Images should be left out, and everything else in the listing reproduced exactly.
──────── Data section ────────
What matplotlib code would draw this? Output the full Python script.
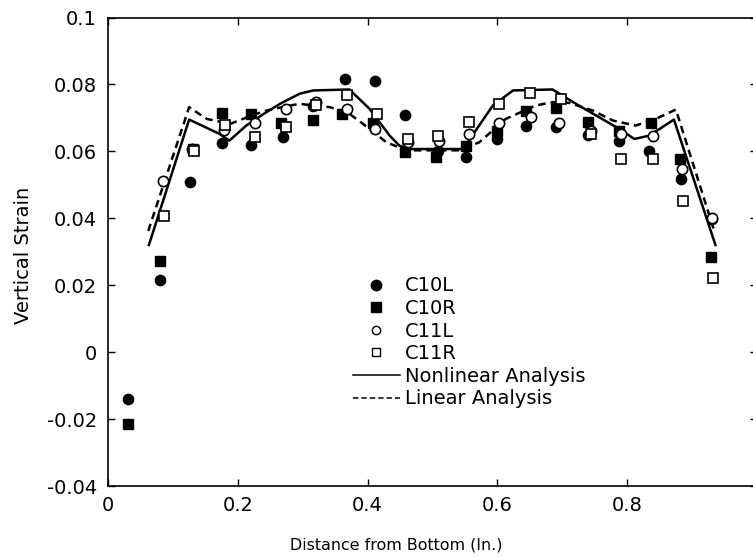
import matplotlib
matplotlib.use("Agg")
import matplotlib.pyplot as plt
from matplotlib.lines import Line2D
from matplotlib.ticker import FuncFormatter

plt.rcParams['font.family'] = ['DejaVu Sans']
plt.rcParams['axes.unicode_minus'] = False

c10l_x = [0.031, 0.080, 0.127, 0.175, 0.221, 0.269, 0.316, 0.365, 0.411, 0.457,
          0.508, 0.552, 0.599, 0.644, 0.691, 0.739, 0.787, 0.834, 0.883, 0.931]
c10l_y = [-0.0139, 0.0217, 0.0509, 0.0625, 0.0619, 0.0644, 0.0735, 0.0817, 0.0809, 0.0709,
          0.0600, 0.0582, 0.0637, 0.0677, 0.0672, 0.0649, 0.0630, 0.0602, 0.0518, 0.0397]

c10r_x = [0.031, 0.080, 0.131, 0.175, 0.221, 0.267, 0.316, 0.361, 0.408, 0.457,
          0.505, 0.551, 0.599, 0.644, 0.691, 0.739, 0.787, 0.836, 0.882, 0.929]
c10r_y = [-0.0214, 0.0271, 0.0607, 0.0715, 0.0712, 0.0685, 0.0695, 0.0712, 0.0685, 0.0597,
          0.0583, 0.0617, 0.0662, 0.0722, 0.0729, 0.0687, 0.0662, 0.0685, 0.0576, 0.0283]

c11l_x = [0.085, 0.130, 0.178, 0.226, 0.274, 0.320, 0.368, 0.412, 0.463,
          0.510, 0.556, 0.603, 0.652, 0.695, 0.744, 0.790, 0.839, 0.885, 0.931]
c11l_y = [0.0512, 0.0608, 0.0665, 0.0685, 0.0727, 0.0747, 0.0727, 0.0667, 0.0627,
          0.0630, 0.0652, 0.0685, 0.0702, 0.0685, 0.0662, 0.0652, 0.0645, 0.0546, 0.0400]

c11r_x = [0.086, 0.133, 0.180, 0.226, 0.274, 0.320, 0.368, 0.415, 0.463,
          0.508, 0.557, 0.603, 0.651, 0.698, 0.744, 0.791, 0.839, 0.886, 0.932]
c11r_y = [0.0407, 0.0600, 0.0680, 0.0642, 0.0672, 0.0740, 0.0767, 0.0712, 0.0637,
          0.0647, 0.0689, 0.0742, 0.0775, 0.0755, 0.0652, 0.0578, 0.0578, 0.0453, 0.0223]

# Analysis curves
nonlin_x = [0.063, 0.125, 0.172, 0.187, 0.213, 0.240, 0.265, 0.295, 0.316, 0.372, 0.403,
            0.434, 0.449, 0.465, 0.529, 0.547, 0.593, 0.624, 0.685, 0.721, 0.788,
            0.811, 0.834, 0.872, 0.936]
nonlin_y = [0.0320, 0.0695, 0.0652, 0.0632, 0.0677, 0.0712, 0.0742, 0.0772, 0.0782, 0.0785, 0.0727,
            0.0647, 0.0617, 0.0607, 0.0607, 0.0607, 0.0737, 0.0782, 0.0785, 0.0742, 0.0667,
            0.0637, 0.0647, 0.0695, 0.0320]

lin_x = [0.062, 0.125, 0.152, 0.188, 0.208, 0.240, 0.275, 0.295, 0.342, 0.370, 0.393,
         0.429, 0.460, 0.540, 0.572, 0.613, 0.659, 0.685, 0.710, 0.747, 0.778,
         0.813, 0.844, 0.875, 0.935]
lin_y = [0.0362, 0.0732, 0.0697, 0.0682, 0.0697, 0.0720, 0.0735, 0.0742, 0.0732, 0.0715, 0.0682,
         0.0627, 0.0603, 0.0603, 0.0627, 0.0697, 0.0737, 0.0747, 0.0745, 0.0722, 0.0692,
         0.0677, 0.0697, 0.0725, 0.0357]

x_ticks = [0, 0.2, 0.4, 0.6, 0.8, 1.0]
y_ticks = [-0.04, -0.02, 0, 0.02, 0.04, 0.06, 0.08, 0.1]

W, H = 753, 558
fig = plt.figure(figsize=(W / 100, H / 100), dpi=100)
# the original scan cuts the right edge of the frame off
left, right, top, bottom = 108, 757, 17.5, 486
ax = fig.add_axes([left / W, 1 - bottom / H, (right - left) / W, (bottom - top) / H])

# Lines
ax.plot(nonlin_x, nonlin_y, color='black', lw=1.8, zorder=2)
ax.plot(lin_x, lin_y, color='black', lw=1.8, dashes=(3, 2), zorder=2)

# Markers
ms = 7.4
ax.plot(c10l_x, c10l_y, 'o', ms=ms, mfc='black', mec='black', zorder=3)
ax.plot(c10r_x, c10r_y, 's', ms=ms, mfc='black', mec='black', zorder=3)
ax.plot(c11l_x, c11l_y, 'o', ms=ms, mfc='white', mec='black', mew=1.2, zorder=4)
ax.plot(c11r_x, c11r_y, 's', ms=ms, mfc='white', mec='black', mew=1.2, zorder=4)

ax.set_xlim(0, 1.0)
ax.set_ylim(-0.04, 0.1)
ax.set_xticks(x_ticks)
ax.set_yticks(y_ticks)
fmt = FuncFormatter(lambda v, p: '%g' % round(v, 4))
ax.xaxis.set_major_formatter(fmt)
ax.yaxis.set_major_formatter(fmt)
ax.tick_params(direction='in', length=5, width=1, labelsize=14,
               top=True, right=True)
ax.tick_params(axis='x', pad=7)
ax.tick_params(axis='y', pad=8)
for s in ax.spines.values():
    s.set_linewidth(1.2)

ax.set_xlabel('Distance from Bottom (In.)', fontsize=11.4)
ax.set_ylabel('Vertical Strain', fontsize=14)
ax.xaxis.set_label_coords(0.444, -0.109)
ax.yaxis.set_label_coords(-0.116, 0.493)

# Legend
handles = [
    Line2D([], [], ls='none', marker='o', ms=7.5, mfc='black', mec='black'),
    Line2D([], [], ls='none', marker='s', ms=6.5, mfc='black', mec='black'),
    Line2D([], [], ls='none', marker='o', ms=6, mfc='white', mec='black', mew=1),
    Line2D([], [], ls='none', marker='s', ms=6, mfc='white', mec='black', mew=1),
    Line2D([], [], color='black', lw=1.1),
    Line2D([], [], color='black', lw=1.1, dashes=(3.5, 2)),
]
labels = ['C10L', 'C10R', 'C11L', 'C11R', 'Nonlinear Analysis', 'Linear Analysis']
ax.legend(handles, labels, loc='upper left', bbox_to_anchor=(353 / W, 1 - 276.5 / H),
          bbox_transform=fig.transFigure, frameon=False, fontsize=14,
          handlelength=2.4, handletextpad=0.26, labelspacing=0.185,
          borderpad=0, borderaxespad=0)

fig.savefig('out.png', dpi=100)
────────
Answer in full
What matplotlib code would draw this? Output the full Python script.
import matplotlib
matplotlib.use("Agg")
import matplotlib.pyplot as plt
from matplotlib.lines import Line2D
from matplotlib.ticker import FuncFormatter

plt.rcParams['font.family'] = ['DejaVu Sans']
plt.rcParams['axes.unicode_minus'] = False

c10l_x = [0.031, 0.080, 0.127, 0.175, 0.221, 0.269, 0.316, 0.365, 0.411, 0.457,
          0.508, 0.552, 0.599, 0.644, 0.691, 0.739, 0.787, 0.834, 0.883, 0.931]
c10l_y = [-0.0139, 0.0217, 0.0509, 0.0625, 0.0619, 0.0644, 0.0735, 0.0817, 0.0809, 0.0709,
          0.0600, 0.0582, 0.0637, 0.0677, 0.0672, 0.0649, 0.0630, 0.0602, 0.0518, 0.0397]

c10r_x = [0.031, 0.080, 0.131, 0.175, 0.221, 0.267, 0.316, 0.361, 0.408, 0.457,
          0.505, 0.551, 0.599, 0.644, 0.691, 0.739, 0.787, 0.836, 0.882, 0.929]
c10r_y = [-0.0214, 0.0271, 0.0607, 0.0715, 0.0712, 0.0685, 0.0695, 0.0712, 0.0685, 0.0597,
          0.0583, 0.0617, 0.0662, 0.0722, 0.0729, 0.0687, 0.0662, 0.0685, 0.0576, 0.0283]

c11l_x = [0.085, 0.130, 0.178, 0.226, 0.274, 0.320, 0.368, 0.412, 0.463,
          0.510, 0.556, 0.603, 0.652, 0.695, 0.744, 0.790, 0.839, 0.885, 0.931]
c11l_y = [0.0512, 0.0608, 0.0665, 0.0685, 0.0727, 0.0747, 0.0727, 0.0667, 0.0627,
          0.0630, 0.0652, 0.0685, 0.0702, 0.0685, 0.0662, 0.0652, 0.0645, 0.0546, 0.0400]

c11r_x = [0.086, 0.133, 0.180, 0.226, 0.274, 0.320, 0.368, 0.415, 0.463,
          0.508, 0.557, 0.603, 0.651, 0.698, 0.744, 0.791, 0.839, 0.886, 0.932]
c11r_y = [0.0407, 0.0600, 0.0680, 0.0642, 0.0672, 0.0740, 0.0767, 0.0712, 0.0637,
          0.0647, 0.0689, 0.0742, 0.0775, 0.0755, 0.0652, 0.0578, 0.0578, 0.0453, 0.0223]

# Analysis curves
nonlin_x = [0.063, 0.125, 0.172, 0.187, 0.213, 0.240, 0.265, 0.295, 0.316, 0.372, 0.403,
            0.434, 0.449, 0.465, 0.529, 0.547, 0.593, 0.624, 0.685, 0.721, 0.788,
            0.811, 0.834, 0.872, 0.936]
nonlin_y = [0.0320, 0.0695, 0.0652, 0.0632, 0.0677, 0.0712, 0.0742, 0.0772, 0.0782, 0.0785, 0.0727,
            0.0647, 0.0617, 0.0607, 0.0607, 0.0607, 0.0737, 0.0782, 0.0785, 0.0742, 0.0667,
            0.0637, 0.0647, 0.0695, 0.0320]

lin_x = [0.062, 0.125, 0.152, 0.188, 0.208, 0.240, 0.275, 0.295, 0.342, 0.370, 0.393,
         0.429, 0.460, 0.540, 0.572, 0.613, 0.659, 0.685, 0.710, 0.747, 0.778,
         0.813, 0.844, 0.875, 0.935]
lin_y = [0.0362, 0.0732, 0.0697, 0.0682, 0.0697, 0.0720, 0.0735, 0.0742, 0.0732, 0.0715, 0.0682,
         0.0627, 0.0603, 0.0603, 0.0627, 0.0697, 0.0737, 0.0747, 0.0745, 0.0722, 0.0692,
         0.0677, 0.0697, 0.0725, 0.0357]

x_ticks = [0, 0.2, 0.4, 0.6, 0.8, 1.0]
y_ticks = [-0.04, -0.02, 0, 0.02, 0.04, 0.06, 0.08, 0.1]

W, H = 753, 558
fig = plt.figure(figsize=(W / 100, H / 100), dpi=100)
# the original scan cuts the right edge of the frame off
left, right, top, bottom = 108, 757, 17.5, 486
ax = fig.add_axes([left / W, 1 - bottom / H, (right - left) / W, (bottom - top) / H])

# Lines
ax.plot(nonlin_x, nonlin_y, color='black', lw=1.8, zorder=2)
ax.plot(lin_x, lin_y, color='black', lw=1.8, dashes=(3, 2), zorder=2)

# Markers
ms = 7.4
ax.plot(c10l_x, c10l_y, 'o', ms=ms, mfc='black', mec='black', zorder=3)
ax.plot(c10r_x, c10r_y, 's', ms=ms, mfc='black', mec='black', zorder=3)
ax.plot(c11l_x, c11l_y, 'o', ms=ms, mfc='white', mec='black', mew=1.2, zorder=4)
ax.plot(c11r_x, c11r_y, 's', ms=ms, mfc='white', mec='black', mew=1.2, zorder=4)

ax.set_xlim(0, 1.0)
ax.set_ylim(-0.04, 0.1)
ax.set_xticks(x_ticks)
ax.set_yticks(y_ticks)
fmt = FuncFormatter(lambda v, p: '%g' % round(v, 4))
ax.xaxis.set_major_formatter(fmt)
ax.yaxis.set_major_formatter(fmt)
ax.tick_params(direction='in', length=5, width=1, labelsize=14,
               top=True, right=True)
ax.tick_params(axis='x', pad=7)
ax.tick_params(axis='y', pad=8)
for s in ax.spines.values():
    s.set_linewidth(1.2)

ax.set_xlabel('Distance from Bottom (In.)', fontsize=11.4)
ax.set_ylabel('Vertical Strain', fontsize=14)
ax.xaxis.set_label_coords(0.444, -0.109)
ax.yaxis.set_label_coords(-0.116, 0.493)

# Legend
handles = [
    Line2D([], [], ls='none', marker='o', ms=7.5, mfc='black', mec='black'),
    Line2D([], [], ls='none', marker='s', ms=6.5, mfc='black', mec='black'),
    Line2D([], [], ls='none', marker='o', ms=6, mfc='white', mec='black', mew=1),
    Line2D([], [], ls='none', marker='s', ms=6, mfc='white', mec='black', mew=1),
    Line2D([], [], color='black', lw=1.1),
    Line2D([], [], color='black', lw=1.1, dashes=(3.5, 2)),
]
labels = ['C10L', 'C10R', 'C11L', 'C11R', 'Nonlinear Analysis', 'Linear Analysis']
ax.legend(handles, labels, loc='upper left', bbox_to_anchor=(353 / W, 1 - 276.5 / H),
          bbox_transform=fig.transFigure, frameon=False, fontsize=14,
          handlelength=2.4, handletextpad=0.26, labelspacing=0.185,
          borderpad=0, borderaxespad=0)

fig.savefig('out.png', dpi=100)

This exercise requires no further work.